Conditions were a major variable Friday, particularly for players who teed off in the morning. Weather forecasts had called for rain and cold, and though the course stayed dry throughout the day, temperatures had barely reached the low 50s when the first threesomes went out into a persistent wind. Lee and others wore headbands to keep their ears warm, and Nina Reis even wore a wool hat and gloves.

“It was cold out there,” Lee said. “I took an extra 20 minutes to warm up and my body still wasn’t moving very well. But usually the weakest part of my game is playing in cold weather, so I’m pretty satisfied.”

As most of the gallery trailed after the threesomes featuring Ochoa and other higher-profile players when they teed off just after noon, Lee was quietly finishing her round to temporarily maintain her first-round lead.

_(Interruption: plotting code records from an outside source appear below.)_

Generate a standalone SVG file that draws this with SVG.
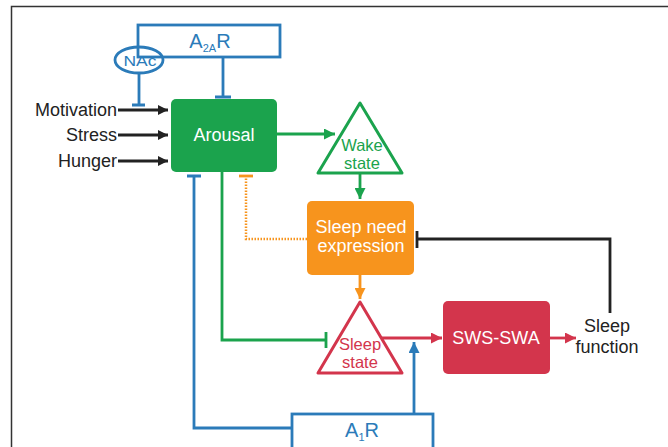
<svg xmlns="http://www.w3.org/2000/svg" width="668" height="447" viewBox="0 0 668 447">
<style>
text{font-family:"Liberation Sans",Arial,sans-serif}
.lbl{font-size:18px;fill:#222}
.wt{font-size:18px;fill:#fff;text-anchor:middle}
.blue{stroke:#2b7bb9;fill:none;stroke-width:2.8}
.green{stroke:#1ba34d;fill:none;stroke-width:2.8}
.red{stroke:#d3354c;fill:none;stroke-width:2.8}
.blk{stroke:#222;fill:none;stroke-width:2.8}
.org{stroke:#f7941d;fill:none;stroke-width:2.8}
</style>
<defs>
<marker id="ak" viewBox="0 0 10 10" refX="10" refY="5" markerWidth="11" markerHeight="10" markerUnits="userSpaceOnUse" orient="auto"><path d="M0,0L10,5L0,10z" fill="#222"/></marker>
<marker id="ag" viewBox="0 0 10 10" refX="10" refY="5" markerWidth="11" markerHeight="11" markerUnits="userSpaceOnUse" orient="auto"><path d="M0,0L10,5L0,10z" fill="#1ba34d"/></marker>
<marker id="ar" viewBox="0 0 10 10" refX="10" refY="5" markerWidth="11" markerHeight="11" markerUnits="userSpaceOnUse" orient="auto"><path d="M0,0L10,5L0,10z" fill="#d3354c"/></marker>
<marker id="ao" viewBox="0 0 10 10" refX="10" refY="5" markerWidth="11" markerHeight="11" markerUnits="userSpaceOnUse" orient="auto"><path d="M0,0L10,5L0,10z" fill="#f7941d"/></marker>
<marker id="ab" viewBox="0 0 10 10" refX="10" refY="5" markerWidth="11" markerHeight="11" markerUnits="userSpaceOnUse" orient="auto"><path d="M0,0L10,5L0,10z" fill="#2b7bb9"/></marker>
</defs>
<rect width="668" height="447" fill="#fff"/>
<path d="M11.5,447V6.5H668" fill="none" stroke="#333" stroke-width="1.5"/>

<g id="connectors">
<line class="blk" x1="118" y1="110" x2="168" y2="110" marker-end="url(#ak)"/>
<line class="blk" x1="118" y1="135" x2="168" y2="135" marker-end="url(#ak)"/>
<line class="blk" x1="118" y1="161" x2="168" y2="161" marker-end="url(#ak)"/>
<path class="blue" d="M139,73V105M132,105H145"/>
<path class="blue" d="M223,57V97M215,97H231"/>
<line class="green" x1="277" y1="134" x2="335" y2="134" marker-end="url(#ag)"/>
<line class="green" x1="360" y1="174" x2="360" y2="199" marker-end="url(#ag)"/>
<line class="org" x1="360" y1="275" x2="360" y2="299" marker-end="url(#ao)"/>
<path d="M307,239H246V176" fill="none" stroke="#f7941d" stroke-width="2.5" stroke-dasharray="1.5,1.5"/>
<path class="org" d="M239,176H253"/>
<path class="green" d="M222,172V340H326M326,332V348"/>
<path class="blue" d="M292,428H194V176M187,176H201"/>
<line class="blue" x1="414" y1="414" x2="414" y2="342" stroke-width="3" marker-end="url(#ab)"/>
<line class="red" x1="381" y1="338" x2="442" y2="338" marker-end="url(#ar)"/>
<line class="red" x1="550" y1="338" x2="576" y2="338" marker-end="url(#ar)"/>
<path class="blk" d="M610,313V239H417M417,231V248"/>
</g>

<g id="a2ar">
<rect x="138" y="25" width="142" height="32" fill="#fff" class="blue"/>
<text x="210" y="48" font-size="20" fill="#2b7bb9" text-anchor="middle">A<tspan font-size="11" dy="4">2A</tspan><tspan dy="-4">R</tspan></text>
</g>
<g id="nac">
<ellipse cx="139" cy="60" rx="24" ry="13" fill="#fff" class="blue"/>
<text x="140" y="66" font-size="15.5" fill="#2b7bb9" text-anchor="middle" textLength="33" lengthAdjust="spacingAndGlyphs">NAc</text>
</g>
<g id="motivation"><text class="lbl" x="117" y="116" text-anchor="end">Motivation</text></g>
<g id="stress"><text class="lbl" x="117" y="141" text-anchor="end">Stress</text></g>
<g id="hunger"><text class="lbl" x="117" y="167" text-anchor="end">Hunger</text></g>
<g id="arousal">
<rect x="171" y="99" width="106" height="73" rx="5" fill="#1ba34d"/>
<text class="wt" x="224" y="141">Arousal</text>
</g>
<g id="wake">
<polygon points="360,103 318,173 402,173" fill="#fff" stroke="#1ba34d" stroke-width="3" stroke-linejoin="round"/>
<text x="362" y="151" font-size="16.5" fill="#1ba34d" text-anchor="middle">Wake</text>
<text x="362" y="169" font-size="16.5" fill="#1ba34d" text-anchor="middle">state</text>
</g>
<g id="sleepneed">
<rect x="307" y="201" width="107" height="74" rx="5" fill="#f7941d"/>
<text class="wt" x="361" y="233">Sleep need</text>
<text class="wt" x="361" y="252">expression</text>
</g>
<g id="sleepstate">
<polygon points="360,302 318,373 402,373" fill="#fff" stroke="#d3354c" stroke-width="3" stroke-linejoin="round"/>
<text x="360" y="350" font-size="16.5" fill="#d3354c" text-anchor="middle">Sleep</text>
<text x="360" y="368" font-size="16.5" fill="#d3354c" text-anchor="middle">state</text>
</g>
<g id="swsswa">
<rect x="443" y="301" width="107" height="73" rx="5" fill="#d3354c"/>
<text class="wt" x="496" y="344">SWS-SWA</text>
</g>
<g id="sleepfunction">
<text class="lbl" x="607" y="332" text-anchor="middle">Sleep</text>
<text class="lbl" x="607" y="353" text-anchor="middle">function</text>
</g>
<g id="a1r">
<rect x="292" y="414" width="141" height="40" fill="#fff" class="blue"/>
<text x="362" y="437" font-size="20" fill="#2b7bb9" text-anchor="middle">A<tspan font-size="11" dy="4">1</tspan><tspan dy="-4">R</tspan></text>
</g>
</svg>
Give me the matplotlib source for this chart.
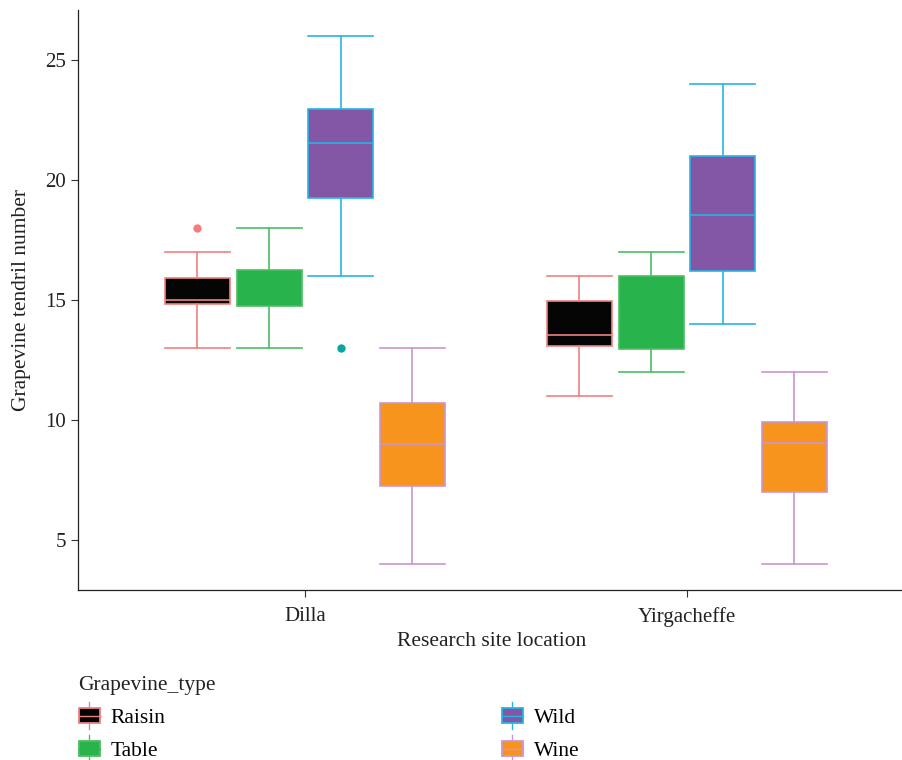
#! /usr/bin/env python3
# Grapevine tendril number by site and grapevine type (box plots)

import matplotlib
matplotlib.use('Agg')
import matplotlib.pyplot as plt
from matplotlib.patches import Rectangle
from matplotlib.lines import Line2D
from matplotlib.legend_handler import HandlerBase

plt.rcParams['font.family'] = ['Liberation Serif', 'DejaVu Serif']

sites = ['Dilla', 'Yirgacheffe']
types = ['Raisin', 'Table', 'Wild', 'Wine']

# per type, one value per site
q1 = {'Raisin': [14.85, 13.07], 'Table': [14.73, 12.97], 'Wild': [19.25, 16.23], 'Wine': [7.25, 7.0]}
med = {'Raisin': [15.0, 13.52], 'Table': [15.5, 14.5], 'Wild': [21.55, 18.53], 'Wine': [9.0, 9.05]}
q3 = {'Raisin': [15.92, 14.97], 'Table': [16.24, 16.02], 'Wild': [22.97, 21.0], 'Wine': [10.72, 9.93]}
wlo = {'Raisin': [13, 11], 'Table': [13, 12], 'Wild': [16, 14], 'Wine': [4, 4]}
whi = {'Raisin': [17, 16], 'Table': [18, 17], 'Wild': [26, 24], 'Wine': [13, 12]}
outliers = {'Raisin': [[18], []], 'Table': [[], []], 'Wild': [[13], []], 'Wine': [[], []]}

fills = {'Raisin': '#050505', 'Table': '#29B34D', 'Wild': '#8456A6', 'Wine': '#F7941D'}
edges = {'Raisin': '#F08080', 'Table': '#4DBE62', 'Wild': '#27B4E4', 'Wine': '#CC95D0'}
med_cols = {'Raisin': '#F08080', 'Table': '#29B34D', 'Wild': '#27B4E4', 'Wine': '#CC95D0'}
flier_cols = {'Raisin': '#F47C7C', 'Table': '#4DBE62', 'Wild': '#0AA59E', 'Wine': '#CC95D0'}


class BoxKey(HandlerBase):
    def __init__(self, fill, edge, mcol):
        super().__init__()
        self.fill = fill
        self.edge = edge
        self.mcol = mcol

    def create_artists(self, legend, orig_handle, xdescent, ydescent, width, height, fontsize, trans):
        cx = width / 2 - xdescent
        vline = Line2D([cx, cx], [-ydescent - 0.4 * height, height * 1.4 - ydescent],
                       color=self.edge, lw=1.0, transform=trans)
        rect = Rectangle((-xdescent, -ydescent), width, height, facecolor=self.fill,
                         edgecolor=self.edge, lw=1.3, transform=trans)
        hline = Line2D([-xdescent, width - xdescent], [height / 2 - ydescent] * 2,
                       color=self.mcol, lw=1.0, transform=trans)
        return [vline, rect, hline]


fig = plt.figure(figsize=(9.03, 7.6), dpi=100)
ax = fig.add_axes([78 / 903, 170 / 760, 827 / 903, 580 / 760])

dodge = 0.1875
bw = 0.17
for k, t in enumerate(types):
    stats = []
    pos = []
    for i in range(len(sites)):
        stats.append({'med': med[t][i], 'q1': q1[t][i], 'q3': q3[t][i],
                      'whislo': wlo[t][i], 'whishi': whi[t][i], 'fliers': outliers[t][i]})
        pos.append(i + 1 + (k - 1.5) * dodge)
    ax.bxp(stats, positions=pos, widths=bw, patch_artist=True, manage_ticks=False,
           boxprops=dict(facecolor=fills[t], edgecolor=edges[t], lw=1.2),
           medianprops=dict(color=med_cols[t], lw=1.2),
           whiskerprops=dict(color=edges[t], lw=1.2),
           capprops=dict(color=edges[t], lw=1.2),
           capwidths=bw,
           flierprops=dict(marker='o', markerfacecolor=flier_cols[t], markeredgecolor='none', markersize=6))

ax.set_xlim(0.406, 2.571)
ax.set_ylim(2.9, 27.1)
ax.set_xticks([1, 2])
ax.set_xticklabels(sites)
ax.set_yticks([5, 10, 15, 20, 25])
ax.tick_params(labelsize=15, length=5, width=0.8, color='#333333', labelcolor='#222222')
ax.tick_params(axis='x', pad=7)
for s in ['top', 'right']:
    ax.spines[s].set_visible(False)
for s in ['left', 'bottom']:
    ax.spines[s].set_linewidth(0.9)
    ax.spines[s].set_color('#222222')
ax.set_xlabel('Research site location', fontsize=15.5, color='#222222', labelpad=4)
ax.set_ylabel('Grapevine tendril number', fontsize=15.5, color='#222222', labelpad=10)

handles = [Rectangle((0, 0), 1, 1) for _ in types]
leg = fig.legend(handles, types, ncol=2, loc='upper left', bbox_to_anchor=(0.0655, 0.1355),
                 frameon=False, title='Grapevine_type', alignment='left',
                 handler_map={h: BoxKey(fills[t], edges[t], med_cols[t]) for h, t in zip(handles, types)},
                 fontsize=15.5, title_fontsize=15.5, handlelength=1.0, handleheight=0.7,
                 handletextpad=0.5, columnspacing=15.6, labelspacing=0.6)
leg.get_title().set_color('#222222')

fig.savefig('out.png', dpi=100)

Like Ochoa, Lee’s big breakthrough came midway through her final nine holes. On No. 5, a 470-yard par 5, she hit a 4-iron onto the green and sank a 54-foot putt for eagle. Two holes later, she birdied No. 7 with a 27-foot uphill putt.

The birdie put her at 10 under, and she saved par on No. 8 with a sand wedge to 4 feet. She gave one stroke back on the par-4 ninth when she hooked her drive into the left rough and wound up missing a 15-foot putt for par.

Park turned professional last year after playing a year at UCLA and admitted she is unaccustomed to being near the top of a leaderboard after two rounds. She said she made a point not to check the scoreboard for other players’ scores.

After a double bogey on No. 10, Park rebounded with an eagle on 11 and made three more birdies to finish 4 under for the day and 7 under for the tournament. Now, she comes face to face with Ochoa.

“It’s motivating, and it’s humbling too,” Park said. “It’s great to be in the same field with her and competing against her and all the other players. It’s an honor, really.”

Jo tied Ochoa for the day’s best round with a 67 on the strength of three birdies on each nine and a bogey on No. 9, a 420-yard par 4 that also was bogeyed by Lee, Ochoa and Pak.

Steinhauer began the day at 2 under and had just bogeyed No. 12 to drop back to 1 under when she saw Lee move to 10 under.

“I started thinking, ‘Ugh, that’s a long way off,”‘ Steinhauer said. “At that point I just said, ‘I can’t worry about what she’s doing’ and just kept concentrating on my own game.”

The veteran found her groove midway through her round and had five birdies in a span of eight holes, culminated by a sand wedge to 3 feet on par-5 seventh.